As I also wrote in the above-cited piece:

Before you can debate whether or not there is a right to a thing, you have to know what that thing is. What is marriage? If we agree that it’s the union between a man and woman, then there is no argument because no one is trying to stop any adult American from entering into such a union. Ah, but the anti-marriage (liberal) side will reject this time-honored definition, and this brings us to the point: The marriage debate is not a matter of rights.

It is a matter of definitions.

This is why an “undefinition” is unacceptable. Asking if there is a right to an undefined thing is like asking if you want to play an undefined game, eat an undefined substance, or marry an undefined entity.  

But what if “gay marriage” actually existed as a separate and legitimate species of marriage? What if it had its own special definition because it was its own particular thing? Even if that got you around the definitional problem, it isn’t a legally sound argument or one that avoids the slippery slope. This is for a simple reason: People have equality under the law.

Institutions don’t.

The mere fact of existence cannot and does not confer legality upon an institution (slavery is a good example). To imply otherwise is to tacitly set a precedent whereby any conception of “marriage” under the sun would have to have its “equality” under the law. And note here that polygamy has infinitely more of a historical claim to institution status than does faux marriage.  

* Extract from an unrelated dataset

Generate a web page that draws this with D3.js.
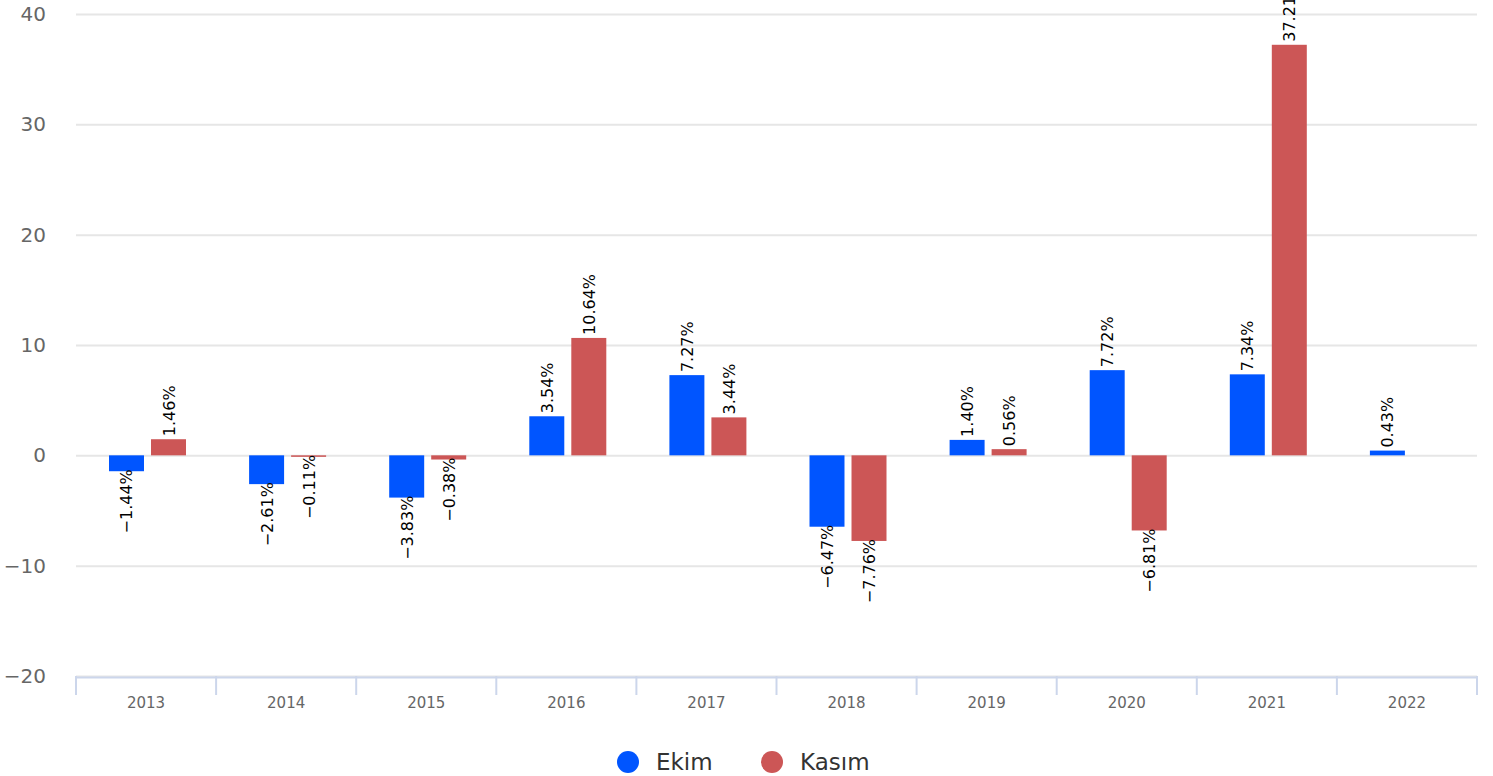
<!DOCTYPE html>
<html lang="tr">
<head>
<meta charset="utf-8">
<title>Ekim / Kasım</title>
<script src="https://cdn.jsdelivr.net/npm/d3@7"></script>
<style>
  body { margin: 0; background: #fff; }
  text { font-family: "DejaVu Sans", sans-serif; }
</style>
</head>
<body>
<script>
// data
var years = ["2013", "2014", "2015", "2016", "2017", "2018", "2019", "2020", "2021", "2022"];
var ekim  = [-1.44, -2.61, -3.83, 3.54, 7.27, -6.47, 1.40, 7.72, 7.34, 0.43];
var kasim = [1.46, -0.11, -0.38, 10.64, 3.44, -7.76, 0.56, -6.81, 37.21, null];
var seriesNames = ["Ekim", "Kasım"];
var seriesColors = ["#0055ff", "#cc5656"];
var yTicks = [-20, -10, 0, 10, 20, 30, 40];

var w = 1493, h = 776;
var plotLeft = 76, plotRight = 1477, plotTop = 14, plotBottom = 676;

var svg = d3.select("body").append("svg")
  .attr("width", w).attr("height", h);

var x = d3.scaleBand().domain(years).range([plotLeft, plotRight]);
var y = d3.scaleLinear().domain([-20, 40]).range([plotBottom, plotTop]);
var inner = d3.scaleBand().domain(seriesNames).range([33, 110]).paddingInner(0.167);

// grid
svg.append("g").selectAll("line").data(yTicks).enter().append("line")
  .attr("x1", plotLeft).attr("x2", plotRight)
  .attr("y1", function(d) { return y(d) + 0.5; })
  .attr("y2", function(d) { return y(d) + 0.5; })
  .attr("stroke", "#e6e6e6").attr("stroke-width", 2);

// y labels
svg.append("g").selectAll("text").data(yTicks).enter().append("text")
  .attr("x", 46).attr("y", function(d) { return y(d) + 7; })
  .attr("text-anchor", "end")
  .attr("font-size", "20px").attr("fill", "#666")
  .text(function(d) { return d < 0 ? "\u2212" + Math.abs(d) : d; });

// x axis
var xa = svg.append("g").attr("transform", "translate(0," + (plotBottom + 1) + ")")
  .call(d3.axisBottom(x).tickSize(0).tickPadding(20));
xa.select(".domain").attr("stroke", "#ccd6eb").attr("stroke-width", 2);
xa.selectAll("text").attr("font-size", "15px").attr("fill", "#666")
  .attr("font-family", "DejaVu Sans, sans-serif");
svg.append("g").selectAll("line").data(years.concat(["end"])).enter().append("line")
  .attr("x1", function(d, i) { return plotLeft + i * x.step(); })
  .attr("x2", function(d, i) { return plotLeft + i * x.step(); })
  .attr("y1", plotBottom).attr("y2", plotBottom + 19)
  .attr("stroke", "#ccd6eb").attr("stroke-width", 2);

// bars
var rows = [];
years.forEach(function(yr, i) {
  [ekim[i], kasim[i]].forEach(function(v, s) {
    if (v !== null) rows.push({ year: yr, s: s, v: v });
  });
});

svg.append("g").selectAll("rect").data(rows).enter().append("rect")
  .attr("x", function(d) { return x(d.year) + inner(seriesNames[d.s]); })
  .attr("width", inner.bandwidth())
  .attr("y", function(d) { return Math.min(y(d.v), y(0)); })
  .attr("height", function(d) { return Math.max(1.5, Math.abs(y(d.v) - y(0))); })
  .attr("fill", function(d) { return seriesColors[d.s]; });

// data labels
svg.append("g").selectAll("text").data(rows).enter().append("text")
  .attr("transform", function(d) {
    var cx = x(d.year) + inner(seriesNames[d.s]) + inner.bandwidth() / 2 + 6;
    var cy = d.v >= 0 ? y(d.v) - 3 : Math.max(y(d.v), y(0) + 1.5) - 2;
    return "translate(" + cx + "," + cy + ") rotate(-90)";
  })
  .attr("text-anchor", function(d) { return d.v >= 0 ? "start" : "end"; })
  .attr("font-size", "16px").attr("fill", "#000")
  .text(function(d) {
    var s = Math.abs(d.v).toFixed(2) + "%";
    return d.v < 0 ? "\u2212" + s : s;
  });

// legend
var lg = svg.append("g").selectAll("g").data(seriesNames).enter().append("g")
  .attr("transform", function(d, i) { return "translate(" + (628 + i * 144) + ",762)"; });
lg.append("circle").attr("r", 11).attr("fill", function(d, i) { return seriesColors[i]; });
lg.append("text").attr("x", 28).attr("y", 8)
  .attr("font-size", "23px").attr("fill", "#333")
  .text(function(d) { return d; });
</script>
</body>
</html>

This is why the courts’ role in the marriage debate has been wrong-headed from the get-go. Except in instances in which a state constitution defines marriage, judges should have simply taken a hands-off approach and said:

1. It is not the courts’ role to define, redefine, or “undefine” marriage.

2. Institutions don’t have equality under the law.

3. It is the people’s right, through their elected representatives, to create a legal definition of marriage.

4. All the courts can do is ensure that, whatever the marriage institution is defined to be, everyone will have equal access to it.

This hasn’t happened, however. Instead, judges have not only gotten involved in deciding whether there’s a right to they know not what, they’ve even debated matters such as whether or not legalizing faux marriage is in children’s best interests. But as astute critics would point out, it’s none of the courts’ darn business what is and isn’t good for children. Determining this is the role of families, churches, and everyone else who establishes the norms of the wider society.

Yet the larger problem is that Americans long ago accepted unconstitutional governance, complicit in which are courts that make law instead of just ruling on its constitutionality. But this is no surprise. If citizens can confuse a movement toward “undefinition” with an effort at redefinition, and institutions with people when discussing rights, it’s no surprise they could mistake a court representing nine for a legislature representing 317 million.